As large publishers build ad solutions that are good for their end users, these solutions will start to emerge as new mobile ad standards. Native ads are great examples today. We’ve seen early solutions in publishers, like Twitter, scaling in mobile ad networks next (MoPub‘s native ad shown in pic below). The key here is to have mobile ad units that are good for the user experience but that can also scale to become market standard. I’m interested to find out what new sort of ad units will standardize on mobile next. Mobile-only ad units like sponsored push notifications, or try before you buy app reviews could be potential units. Whatever the case, I suspect the push for change will come from large publishers.
Now add all of the contextual data mobile unlocks; advertisers can find out the best moment to deliver the perfect message to its intended audience in a way that can delight them. Mobile ads may never provide stellar user experience, but they are going to suck much less.
Reengagement + Search
In the next few years, I think big opportunities in mobile ads will come from reengagement and search.
Typical smartphone’s home screen is occupied by more than 30 apps today, and each addition migrates user’s attention away. Most apps utilize push notifications to re-engage user, but push overload is going to drive users to opt out more and more. This sounds bad, but it just means opportunity on mobile ad will shift from customer acquisition to re-engagement. Deep-linking tech is a great enabler of this today, and I suspect new tech will emerge.

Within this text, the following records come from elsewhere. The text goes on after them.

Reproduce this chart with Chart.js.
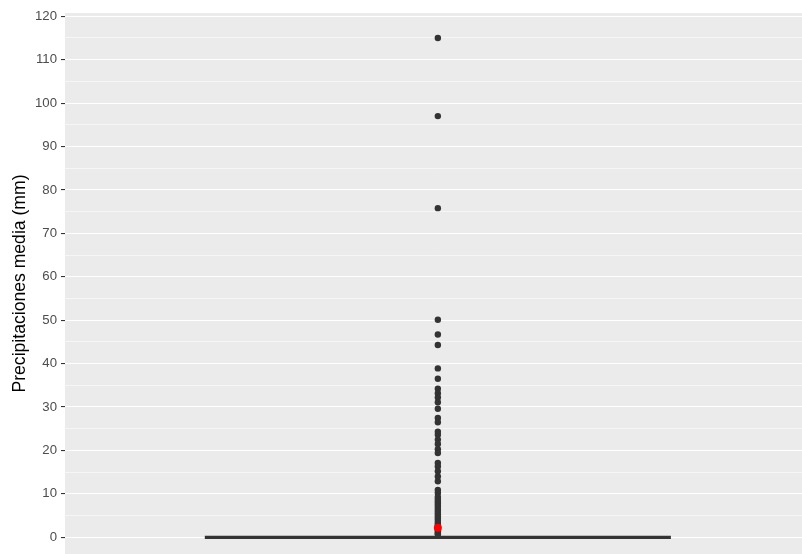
<!DOCTYPE html>
<html>
<head>
<meta charset="utf-8">
<script src="https://cdn.jsdelivr.net/npm/chart.js@4/dist/chart.umd.min.js"></script>
<style>
  html, body { margin: 0; padding: 0; background: #ffffff; overflow: hidden; }
  canvas { display: block; }
</style>
</head>
<body>
<canvas id="c" width="802" height="554" style="width:802px;height:554px"></canvas>
<script>
// ---- data ----
const categories = ['Precipitaciones'];
// box statistics: [min, q1, median, q3, max] (collapsed at 0)
const boxStats = [0, 0, 0, 0, 0];
const meanValue = 2.2;
const outlierValues = [
  115, 97, 75.8, 50.1, 46.7, 44.3, 38.9, 36.5, 34.2, 33.2, 32.2, 31.1, 29.6,
  27.5, 26.5, 24.3, 23.6, 22.5, 21.5, 20.3, 19.4, 17.1, 16.3, 15.2, 14.0,
  12.9, 10.9, 10.2, 9.3, 8.8, 8.3, 7.8, 7.3, 6.8, 6.3, 5.8, 5.3, 4.8, 4.3,
  3.8, 3.3, 2.9, 2.5, 2.0, 1.6, 1.2, 0.9, 0.7
];
const yTickStep = 10;
const yTickMax = 120;
const yLabel = 'Precipitaciones media (mm)';

// ---- chart ----
const catX = 1;            // position of the single category
const boxHalf = 0.375;     // ggplot default box width 0.75

const panelBg = {
  id: 'panelBg',
  beforeDraw(chart) {
    const { ctx, chartArea: a } = chart;
    ctx.save();
    ctx.fillStyle = '#EBEBEB';
    ctx.fillRect(a.left, a.top, a.right - a.left, a.bottom - a.top);
    ctx.restore();
  }
};

const isMajor = v => Math.abs(v % yTickStep) < 1e-9 && v >= 0 && v <= yTickMax;

new Chart(document.getElementById('c'), {
  type: 'scatter',
  data: {
    datasets: [
      {
        label: 'box',
        type: 'line',
        data: [
          { x: catX - boxHalf, y: boxStats[2] },
          { x: catX + boxHalf, y: boxStats[2] }
        ],
        borderColor: '#333333',
        borderWidth: 3.2,
        pointRadius: 0,
        order: 3
      },
      {
        label: 'outliers',
        data: outlierValues.map(v => ({ x: catX, y: v })),
        backgroundColor: '#333333',
        borderWidth: 0,
        pointRadius: 3.2,
        order: 2
      },
      {
        label: 'mean',
        data: [{ x: catX, y: meanValue }],
        backgroundColor: '#FF0000',
        borderWidth: 0,
        pointRadius: 4,
        order: 1
      }
    ]
  },
  options: {
    responsive: false,
    animation: false,
    devicePixelRatio: 1,
    layout: { autoPadding: false, padding: { top: 13, right: 0, bottom: 0, left: 0 } },
    plugins: { legend: { display: false }, tooltip: { enabled: false } },
    scales: {
      x: {
        type: 'linear',
        min: 0.4,
        max: 1.586,
        display: false
      },
      y: {
        type: 'linear',
        min: -3.85,
        max: 120.75,
        afterFit(s) { s.width = 65; s.paddingTop = 0; s.paddingBottom = 0; },
        border: { display: false },
        grid: {
          color: ctx => (ctx.tick && Math.abs(ctx.tick.value % 5) < 1e-9) ? '#FFFFFF' : 'rgba(0,0,0,0)',
          lineWidth: ctx => (ctx.tick && Math.abs(ctx.tick.value % 10) < 1e-9) ? 1.1 : 0.55,
          drawTicks: true,
          tickLength: 4,
          tickColor: ctx => (ctx.tick && isMajor(ctx.tick.value)) ? '#333333' : 'rgba(0,0,0,0)',
          tickWidth: 1.1
        },
        ticks: {
          stepSize: yTickStep / 2,
          includeBounds: false,
          padding: 4,
          color: '#4D4D4D',
          font: { family: 'Liberation Sans, Arial, sans-serif', size: 13.2 },
          callback: v => isMajor(v) ? String(v) : ''
        },
        title: {
          display: true,
          text: yLabel,
          color: '#000000',
          font: { family: 'Liberation Sans, Arial, sans-serif', size: 17.6 },
          padding: { top: 10, bottom: 0 }
        }
      }
    }
  },
  plugins: [panelBg]
});
</script>
</body>
</html>
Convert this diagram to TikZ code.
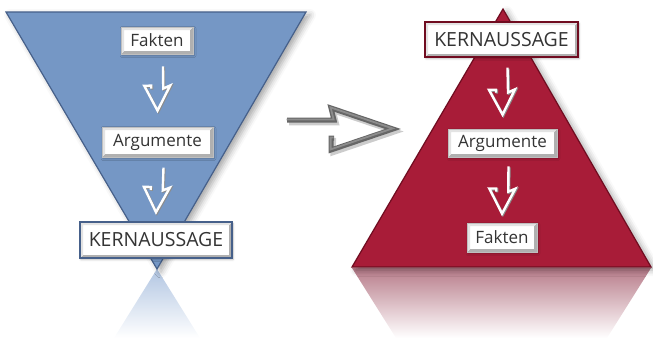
\documentclass[tikz,border=0pt]{standalone}
\usepackage{fontspec}
\setmainfont{Open Sans}
\usetikzlibrary{calc,shadows.blur}

\definecolor{funnelblue}{RGB}{117,151,197}
\definecolor{funneledge}{RGB}{70,96,138}
\definecolor{pyrred}{RGB}{168,28,56}
\definecolor{pyredge}{RGB}{112,12,32}
\definecolor{labeltext}{RGB}{52,52,52}
\definecolor{reflblue}{RGB}{178,198,226}
\definecolor{reflred}{RGB}{184,124,138}

\tikzset{
  % broken "lightning" arrow: shaft offset to one side, open V head
  bolt w/.store in=\boltw, bolt h/.store in=\bolth, bolt H/.store in=\boltH,
  bolt w=6pt, bolt h=13pt, bolt H=25pt,
  bolt/.style={line join=miter, to path={
    let \p1=(\tikztostart), \p2=(\tikztotarget),
        \n1={atan2(\y2-\y1,\x2-\x1)},
        \n2={veclen(\x2-\x1,\y2-\y1)-\boltH} in
    ($(\p1)+(\n1+90:\boltw)$)
    -- ($(\p1)+(\n1:\n2+3pt)+(\n1+90:\boltw)$)
    -- ($(\p1)+(\n1:\n2+0pt)+(\n1+90:\bolth)$)
    -- (\p2)
    -- ($(\p1)+(\n1:\n2+0pt)+(\n1-90:\bolth)$)
    -- ($(\p1)+(\n1:\n2+0pt)+(\n1-90:\boltw)$)
    -- ($(\p1)+(\n1:\n2+3pt)+(\n1-90:\boltw)$)
  }},
  downbolt/.style={bolt, bolt w=6pt, bolt h=13pt, bolt H=25pt,
    draw=white, line width=2.4pt,
    preaction={draw=black!45, line width=2.4pt,
      transform canvas={shift={(0.9pt,-0.9pt)}}}},
  sidebolt/.style={bolt, bolt w=9pt, bolt h=21pt, bolt H=62pt,
    draw=black!60, line width=5pt,
    preaction={draw=black!20, line width=5.5pt,
      transform canvas={shift={(2pt,-2.5pt)}}},
    postaction={draw=black!45, line width=1.8pt,
      transform canvas={shift={(-0.4pt,0.6pt)}}}},
  % bevelled label plate
  lbl/.style={rectangle, draw=gray!50, line width=0.8pt, fill=white,
    text=labeltext, inner sep=0pt, font=\fontsize{17}{17}\selectfont,
    blur shadow={shadow xshift=1pt, shadow yshift=-1.5pt,
      shadow blur radius=2pt, shadow opacity=30},
    path picture={
      \fill[gray!62] (path picture bounding box.south west)
        -- (path picture bounding box.south east)
        -- (path picture bounding box.north east)
        -- ([xshift=-3pt,yshift=-3pt]path picture bounding box.north east)
        -- ([xshift=-3pt,yshift=3pt]path picture bounding box.south east)
        -- ([xshift=3pt,yshift=3pt]path picture bounding box.south west) -- cycle;
      \fill[gray!22] (path picture bounding box.south west)
        -- (path picture bounding box.north west)
        -- (path picture bounding box.north east)
        -- ([xshift=-3pt,yshift=-3pt]path picture bounding box.north east)
        -- ([xshift=3pt,yshift=-3pt]path picture bounding box.north west)
        -- ([xshift=3pt,yshift=3pt]path picture bounding box.south west) -- cycle;
    }},
  keylbl/.style={lbl, line width=1.6pt, font=\fontsize{19.5}{19.5}\selectfont},
  tri/.style={line width=1.2pt, line join=miter,
    blur shadow={shadow xshift=4pt, shadow yshift=-3pt,
      shadow blur radius=6pt, shadow opacity=35}}
}

\begin{document}
\begin{tikzpicture}[x=1pt,y=-1pt]
\useasboundingbox (0,0) rectangle (653,340);

% reflections under the two shapes
\shade[top color=reflblue, bottom color=white] (157,269) -- (200,338) -- (114,338) -- cycle;
\shade[top color=reflred, bottom color=white] (352,268) -- (651,268) -- (607,338) -- (396,338) -- cycle;

% inverted triangle (funnel) and pyramid
\path[tri, fill=funnelblue, draw=funneledge] (6,12) -- (306,12) -- (157,269) -- cycle;
\path[tri, fill=pyrred, draw=pyredge] (503,9) -- (651,267) -- (352,267) -- cycle;

% left: from facts to the key message
\node[lbl, minimum width=72pt, minimum height=27pt] (bf) at (157,40.5) {Fakten};
\node[lbl, minimum width=111pt, minimum height=30pt] (ba) at (157.5,142) {Argumente};
\node[keylbl, draw=funneledge, minimum width=152pt, minimum height=36pt] (bk) at (156,240) {KERNAUSSAGE};

% right: from the key message down to the facts
\node[keylbl, draw=pyredge, minimum width=153pt, minimum height=35pt] (rk) at (501.5,39.5) {KERNAUSSAGE};
\node[lbl, minimum width=109pt, minimum height=28pt] (ra) at (502.5,143) {Argumente};
\node[lbl, minimum width=70pt, minimum height=29pt] (rf) at (502,237.5) {Fakten};

% downward arrows between the plates
\draw[downbolt] ([yshift=-12pt]bf.south) to ([yshift=16pt]ba.north);
\draw[downbolt] ([yshift=-10pt]ba.south) to ([yshift=9pt]bk.north);
\draw[downbolt] ([yshift=-10pt]rk.south) to ([yshift=14pt]ra.north);
\draw[downbolt] ([yshift=-9pt]ra.south) to ([yshift=9pt]rf.north);

% transition arrow between the two models
\coordinate (ms) at (287,129);
\coordinate (mt) at (393,129);
\draw[sidebolt] (ms) to (mt);
\end{tikzpicture}
\end{document}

Deep-linking directs users to specific location inside a selected app. For instance, a search for restaurant will offer a link directly to that restaurant page in the OpenTable app if it’s installed, allowing users to make reservations immediately. Taking users directly to a particular content inside the app will improve conversion rates significantly. Because apps store identity and payment credentials already, utilizing deep-link ads enable 1-click payments (or any other user action), and reduce churn significantly. With the explosion of apps, developers are faced with the challenge of getting installed users to return and remain active within their apps. This is a huge opportunity for mobile ads.
Search is another big opportunity on mobile, although I think Apple and Google have the advantage of owning this market with iOS and Android. Consider one implication of search; today’s app store. How we discover games and apps is broken. More than 300M people visit app store every week only to discover the same handful of apps. What worked for 500 apps in 2008 is not proving to work for 1M+ apps in 2014.
Soon enough, mobile app ecosystem will experience the same shift from discovery of applications to intent-driven search, similar shift from Yahoo’s directory of links to Google’s search bar. But app store is just one implication of search. As contextual data like location gets incorporated into mobile, algorithms will understand user’s intent better and better; directing users to precise locations inside apps they are looking for. Along the way, I think fortunes will be made on ads utilizing user’s intent-driven search.